Most startling was the finding that, while only 20% of respondents with revenue under $1 billion included
accounting judgments and estimates among their top priorities, 58% of respondents from larger organizations
ranked them as a major concern. A similar proportion (59%) of the US and UK respondents to a 2007 global
Audit Committee Institute survey of more than 1,300 audit committee members concurred.
Meagher attributes the US similarity to the fact that many of the largest
Canadian companies are also registrants of the US Securities and Exchange Commission and have to reconcile to
US GAAP. In the UK, the recently changed requirements to report under International Financial Reporting
Standards (IFRS) may have been responsible for this focus. “If so, the Canadian transition to IFRS between
now and 2011 might cause this topic to be a priority for several years to come.”
For now, internal controls are considered a top priority for all revenue categories in Canada (63% of all
respondents). UK and US respondents (56% and 66% respectively) agreed. No doubt, says Meagher, “the Canadian
Securities Administrators proposed rules on internal control over financial reporting had an impact on
defining the importance of internal controls in Canada.”
Interestingly, says Meagher, US respondents rank this area much higher than
their counterparts in Canada and the UK. “We believe that some of the US focus arises because US companies’
work to meet the requirements for internal control certification is much further advanced than in Canada or
the UK.”
Risk management was rated the second-highest priority by most Canadian
respondents, but appeared to be of slightly greater importance to companies in the middle size range (those
with revenues of $100 to $999 million).
In last year’s survey, notes Meagher, respondents did not have a consistent view on whether the audit
committee should be responsible for oversight of a company’s risk management program. “This year’s results
suggest that many audit committees are now taking an active interest in this area.”
When it comes to oversight of business strategy, smaller companies (36%)
included it in their top 3 priorities than the mid-sized and larger ones did (22% and 9% respectively).
Smaller companies also billed legal and regulatory compliance as a top
priority (just over 50%). In contrast, fewer larger respondents did so (35%), and their responses are similar
to their colleagues in the UK and the US (around 30%). Meagher believes that the CSA rules on internal
control certification “likely account for some of this focus.”
Although, this year, information technology ranked at the bottom end of audit committee priorities,
Meagher feels this issue will soon become more important, again because audit committees will begin
overseeing management’s certification of internal controls.

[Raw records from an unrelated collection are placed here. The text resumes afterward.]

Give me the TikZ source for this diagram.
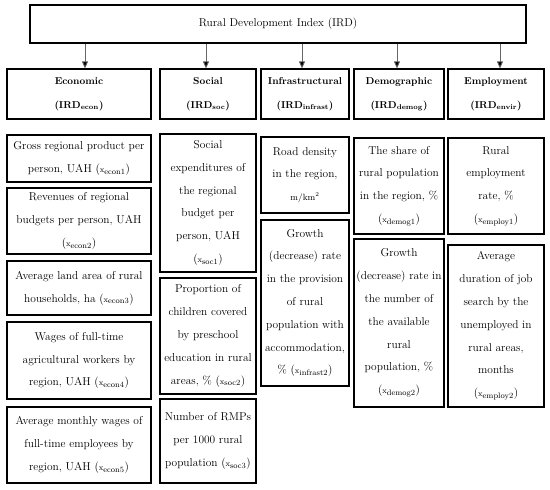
\documentclass[tikz,border=0pt]{standalone}
\usetikzlibrary{arrows.meta}
\newcommand\xsb[1]{{\footnotesize x}\textsubscript{#1}}
\begin{document}
\begin{tikzpicture}[x=1pt,y=-1pt,
 box/.style={draw, line width=1.2pt, fill=white, inner sep=0pt, align=center, font=\fontsize{11.4}{22.8}\selectfont},
 cat/.style={box, font=\bfseries\fontsize{10}{24}\selectfont},
 arr/.style={draw=black!60, line width=0.8pt, -{Triangle[length=7pt,width=6pt,fill=black]}}]
\useasboundingbox (0,0) rectangle (550,490);
\node[box, minimum width=496, minimum height=38] (top) at (278,24) {Rural Development Index (IRD)};
% categories
\node[cat, minimum width=144, minimum height=50] (c1) at (79,94) {Economic\\(IRD\textsubscript{econ})};
\node[cat, minimum width=96, minimum height=50] (c2) at (208,94) {Social\\(IRD\textsubscript{soc})};
\node[cat, minimum width=88, minimum height=50] (c3) at (305,94) {Infrastructural\\(IRD\textsubscript{infrast})};
\node[cat, minimum width=90, minimum height=50] (c4) at (399,94) {Demographic\\(IRD\textsubscript{demog})};
\node[cat, minimum width=96, minimum height=50] (c5) at (496,94) {Employment\\(IRD\textsubscript{envir})};
% arrow positions
\coordinate (a1) at (85,0);
\coordinate (a2) at (206,0);
\coordinate (a3) at (302,0);
\coordinate (a4) at (397,0);
\coordinate (a5) at (500,0);
\foreach \i in {1,...,5}{
  \draw[arr] (top.south -| a\i) -- (c\i.north -| a\i);
}
% economic
\node[box, minimum width=144, minimum height=47] (e1) at (79,158.5) {Gross regional product per\\person, UAH (\xsb{econ1})};
\node[box, minimum width=144, minimum height=66] (e2) at (79,221) {Revenues of regional\\budgets per person, UAH\\(\xsb{econ2})};
\node[box, minimum width=144, minimum height=54] (e3) at (79,288) {Average land area of rural\\households, ha (\xsb{econ3})};
\node[box, minimum width=144, minimum height=77] (e4) at (79,360.5) {Wages of full-time\\agricultural workers by\\region, UAH (\xsb{econ4})};
\node[box, minimum width=144, minimum height=76] (e5) at (79,445) {Average monthly wages of\\full-time employees by\\region, UAH (\xsb{econ5})};
% social
\node[box, minimum width=96, minimum height=138] (s1) at (208,203) {Social\\expenditures of\\the regional\\budget per\\person, UAH\\(\xsb{soc1})};
\node[box, minimum width=96, minimum height=116] (s2) at (208,336) {Proportion of\\children covered\\by preschool\\education in rural\\areas, \% (\xsb{soc2})};
\node[box, minimum width=96, minimum height=84] (s3) at (208,441) {Number of RMPs\\per 1000 rural\\population (\xsb{soc3})};
% infrastructural
\node[box, minimum width=88, minimum height=76] (i1) at (305,175) {Road density\\in the region,\\{\small m/km\textsuperscript{2}}};
\node[box, minimum width=88, minimum height=166] (i2) at (305,303) {Growth\\(decrease) rate\\in the provision\\of rural\\population with\\accommodation,\\\% (\xsb{infrast2})};
% demographic
\node[box, minimum width=90, minimum height=96] (d1) at (399,186) {The share of\\rural population\\in the region, \%\\(\xsb{demog1})};
\node[box, minimum width=90, minimum height=168] (d2) at (399,323) {Growth\\(decrease) rate in\\the number of\\the available\\rural\\population, \%\\(\xsb{demog2})};
% employment
\node[box, minimum width=96, minimum height=96] (m1) at (496,186) {Rural\\employment\\rate, \%\\(\xsb{employ1})};
\node[box, minimum width=96, minimum height=162] (m2) at (496,326) {Average\\duration of job\\search by the\\unemployed in\\rural areas,\\months\\(\xsb{employ2})};
\end{tikzpicture}
\end{document}
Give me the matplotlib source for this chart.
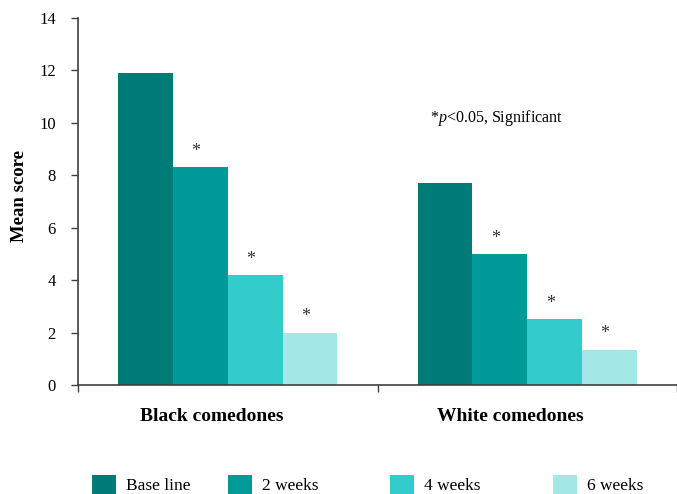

When asked which specific IT areas are their audit committee’s primary oversight responsibility, almost
60% of the respondents said IT compliance and controls, and slightly less than half identified business
continuity and information security/privacy. Almost one-third, however, said that their board’s oversight of
these IT areas needs improvement.
A final, somewhat surprising finding is that one in five audit committees has not yet implemented a
self-evaluation process. Again, this is a size issue. Meagher says this shortcoming is most serious among
smaller companies, with 35% doing no such evaluations. Among the audit committees that do self-evaluate their
performance, satisfaction with the process has increased from last year, although two thirds of the
respondents still see room for improvement.
“As some audit committees strengthen their performance,” Meagher notes, “they raise the bar for all audit
committees. Some of the smaller entity committees may need a call to action because shareholders will really
be evaluating their performance against the practices of others.” He advises all audit committees “to examine
their own oversight processes and priorities, and continue to progress toward greater effectiveness.”